##### DATASET

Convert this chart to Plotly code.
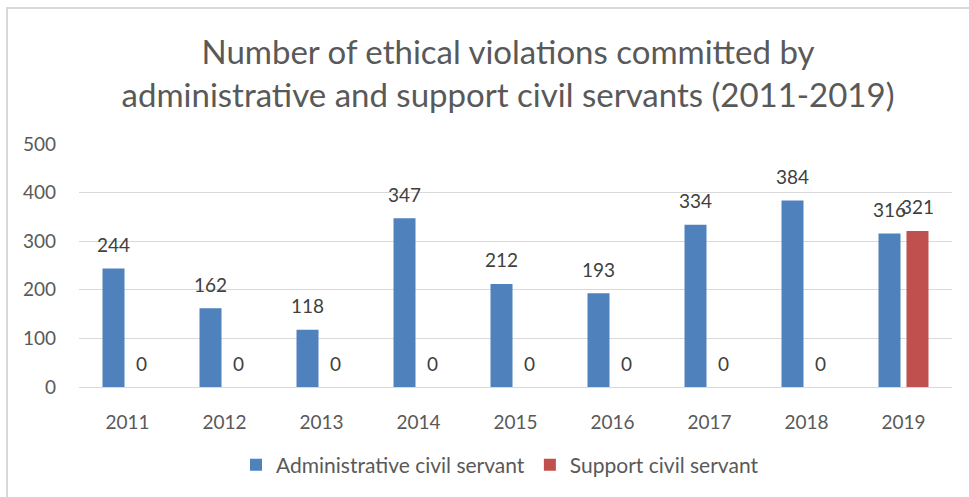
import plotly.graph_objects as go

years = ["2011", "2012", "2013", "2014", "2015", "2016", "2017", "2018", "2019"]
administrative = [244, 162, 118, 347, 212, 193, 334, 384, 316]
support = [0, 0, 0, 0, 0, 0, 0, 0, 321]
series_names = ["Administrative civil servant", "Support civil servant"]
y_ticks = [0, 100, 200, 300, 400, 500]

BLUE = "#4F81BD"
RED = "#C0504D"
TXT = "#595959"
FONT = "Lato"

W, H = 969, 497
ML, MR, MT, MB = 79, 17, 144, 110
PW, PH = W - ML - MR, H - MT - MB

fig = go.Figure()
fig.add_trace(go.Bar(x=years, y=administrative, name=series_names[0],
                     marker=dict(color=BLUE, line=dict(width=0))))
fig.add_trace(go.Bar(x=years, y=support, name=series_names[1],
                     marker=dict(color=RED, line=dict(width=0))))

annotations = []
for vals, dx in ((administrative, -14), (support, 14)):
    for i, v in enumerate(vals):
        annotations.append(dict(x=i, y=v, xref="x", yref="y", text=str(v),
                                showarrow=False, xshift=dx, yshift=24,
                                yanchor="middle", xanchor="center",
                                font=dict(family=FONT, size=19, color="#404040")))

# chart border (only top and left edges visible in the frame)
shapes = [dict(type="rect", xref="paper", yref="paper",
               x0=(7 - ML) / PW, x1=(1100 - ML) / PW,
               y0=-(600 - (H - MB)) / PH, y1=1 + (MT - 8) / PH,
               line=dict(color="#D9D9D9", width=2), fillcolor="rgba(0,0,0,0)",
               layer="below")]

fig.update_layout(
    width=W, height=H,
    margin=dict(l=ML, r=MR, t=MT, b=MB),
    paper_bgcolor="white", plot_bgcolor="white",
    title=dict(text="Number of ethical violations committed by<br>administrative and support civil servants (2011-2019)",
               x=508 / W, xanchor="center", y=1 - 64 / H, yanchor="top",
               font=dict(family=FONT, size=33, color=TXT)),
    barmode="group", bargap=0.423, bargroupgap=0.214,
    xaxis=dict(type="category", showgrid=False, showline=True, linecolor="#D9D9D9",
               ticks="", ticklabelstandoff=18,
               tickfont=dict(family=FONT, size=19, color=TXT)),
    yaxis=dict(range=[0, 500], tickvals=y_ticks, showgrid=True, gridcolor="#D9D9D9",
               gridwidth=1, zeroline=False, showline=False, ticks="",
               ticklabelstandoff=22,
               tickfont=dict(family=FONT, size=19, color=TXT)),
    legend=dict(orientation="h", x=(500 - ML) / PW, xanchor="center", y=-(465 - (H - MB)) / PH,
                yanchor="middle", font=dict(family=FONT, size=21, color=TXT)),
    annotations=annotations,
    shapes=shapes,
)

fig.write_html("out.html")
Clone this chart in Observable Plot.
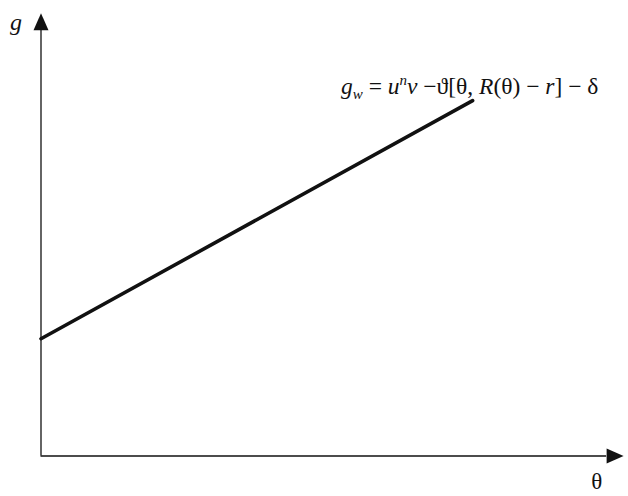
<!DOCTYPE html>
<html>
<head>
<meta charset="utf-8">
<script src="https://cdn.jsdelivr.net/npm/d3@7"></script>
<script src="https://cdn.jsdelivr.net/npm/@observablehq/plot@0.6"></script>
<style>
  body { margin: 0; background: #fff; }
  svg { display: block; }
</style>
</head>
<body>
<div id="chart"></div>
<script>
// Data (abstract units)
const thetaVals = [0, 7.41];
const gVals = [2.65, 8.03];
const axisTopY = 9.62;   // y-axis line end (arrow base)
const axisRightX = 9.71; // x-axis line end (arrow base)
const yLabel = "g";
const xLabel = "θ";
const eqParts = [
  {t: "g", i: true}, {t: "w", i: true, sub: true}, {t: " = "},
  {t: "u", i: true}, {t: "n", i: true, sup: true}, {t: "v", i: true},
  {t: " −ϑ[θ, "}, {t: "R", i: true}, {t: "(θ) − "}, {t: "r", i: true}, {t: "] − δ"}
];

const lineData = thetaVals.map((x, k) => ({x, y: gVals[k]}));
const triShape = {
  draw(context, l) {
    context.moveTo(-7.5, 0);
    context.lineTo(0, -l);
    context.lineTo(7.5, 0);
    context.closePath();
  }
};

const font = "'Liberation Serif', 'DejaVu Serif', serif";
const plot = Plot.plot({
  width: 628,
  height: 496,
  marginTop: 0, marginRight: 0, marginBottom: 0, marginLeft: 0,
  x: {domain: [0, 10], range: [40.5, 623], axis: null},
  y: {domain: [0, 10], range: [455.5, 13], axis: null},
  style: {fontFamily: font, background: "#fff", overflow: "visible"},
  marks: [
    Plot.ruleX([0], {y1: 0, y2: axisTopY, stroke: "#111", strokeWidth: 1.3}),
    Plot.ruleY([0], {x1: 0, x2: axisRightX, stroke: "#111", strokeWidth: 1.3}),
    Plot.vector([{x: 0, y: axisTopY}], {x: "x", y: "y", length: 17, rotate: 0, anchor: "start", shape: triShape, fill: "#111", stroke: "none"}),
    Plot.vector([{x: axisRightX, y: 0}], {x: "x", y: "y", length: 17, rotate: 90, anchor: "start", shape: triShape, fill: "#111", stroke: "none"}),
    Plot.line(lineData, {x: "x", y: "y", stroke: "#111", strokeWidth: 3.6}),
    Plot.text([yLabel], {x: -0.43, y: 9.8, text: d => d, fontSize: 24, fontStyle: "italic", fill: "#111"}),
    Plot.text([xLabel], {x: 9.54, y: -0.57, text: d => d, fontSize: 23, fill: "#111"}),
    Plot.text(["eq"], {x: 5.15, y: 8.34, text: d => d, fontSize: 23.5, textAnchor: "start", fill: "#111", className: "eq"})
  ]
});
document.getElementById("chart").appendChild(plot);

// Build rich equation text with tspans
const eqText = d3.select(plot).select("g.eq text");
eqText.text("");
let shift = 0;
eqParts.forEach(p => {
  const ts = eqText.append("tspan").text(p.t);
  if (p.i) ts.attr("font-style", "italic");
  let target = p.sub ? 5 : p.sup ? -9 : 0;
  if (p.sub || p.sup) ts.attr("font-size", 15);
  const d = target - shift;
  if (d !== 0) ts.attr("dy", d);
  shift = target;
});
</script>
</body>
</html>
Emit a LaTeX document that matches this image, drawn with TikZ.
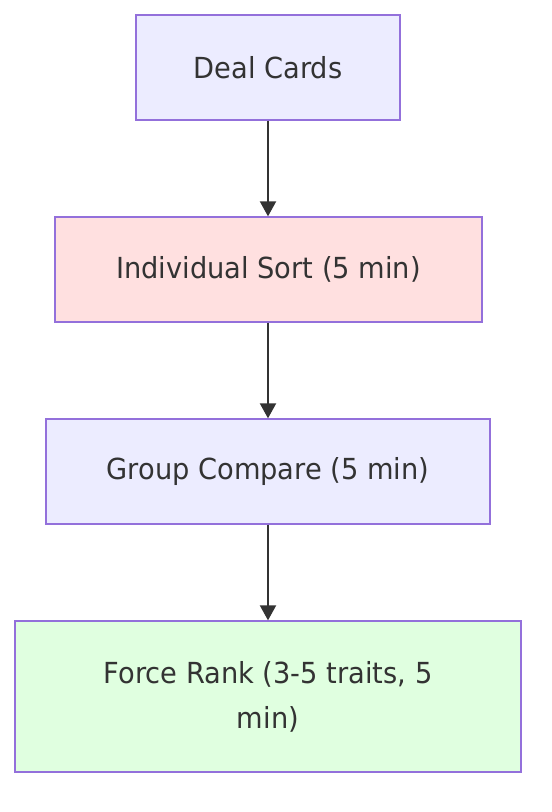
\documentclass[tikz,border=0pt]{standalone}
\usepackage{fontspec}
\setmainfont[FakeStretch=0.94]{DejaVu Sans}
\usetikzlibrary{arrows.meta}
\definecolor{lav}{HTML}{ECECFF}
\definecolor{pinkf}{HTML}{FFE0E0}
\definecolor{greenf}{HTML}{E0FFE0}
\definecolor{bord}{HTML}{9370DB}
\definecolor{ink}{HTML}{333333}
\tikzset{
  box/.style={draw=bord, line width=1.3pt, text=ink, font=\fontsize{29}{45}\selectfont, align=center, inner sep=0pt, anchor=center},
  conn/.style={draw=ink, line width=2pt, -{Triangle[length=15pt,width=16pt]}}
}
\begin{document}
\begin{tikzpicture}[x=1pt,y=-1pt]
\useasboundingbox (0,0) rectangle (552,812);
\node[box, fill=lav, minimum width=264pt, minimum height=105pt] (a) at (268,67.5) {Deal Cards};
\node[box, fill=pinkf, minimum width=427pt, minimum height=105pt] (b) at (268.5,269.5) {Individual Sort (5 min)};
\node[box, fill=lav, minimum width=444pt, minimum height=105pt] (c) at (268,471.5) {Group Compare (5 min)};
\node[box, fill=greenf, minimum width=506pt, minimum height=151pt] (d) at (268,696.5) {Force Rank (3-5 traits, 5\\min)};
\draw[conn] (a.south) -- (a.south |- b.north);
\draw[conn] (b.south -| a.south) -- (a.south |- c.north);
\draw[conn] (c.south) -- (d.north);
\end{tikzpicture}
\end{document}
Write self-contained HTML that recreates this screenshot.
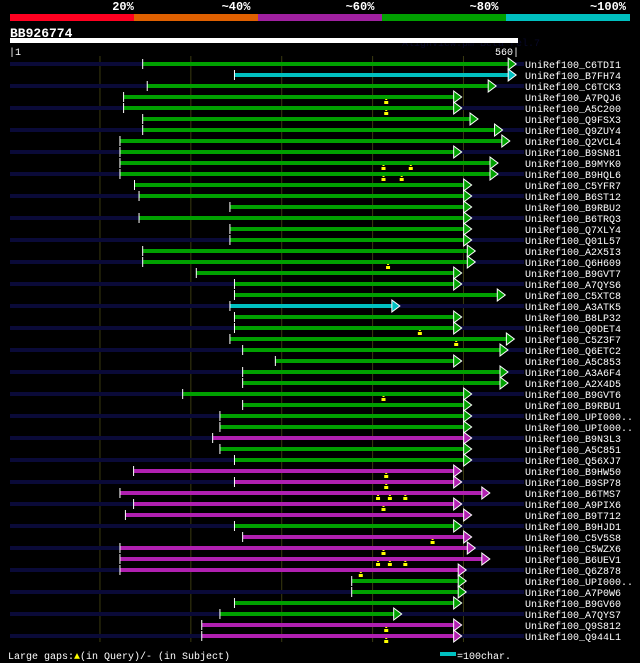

##########

## PROMPT
Quote the records above exactly, from the first line through the line containing "import plotly.graph_objects as go", and leave out the pictures.

## SOLUTION BELOW
Convert this chart to Plotly code.
import plotly.graph_objects as go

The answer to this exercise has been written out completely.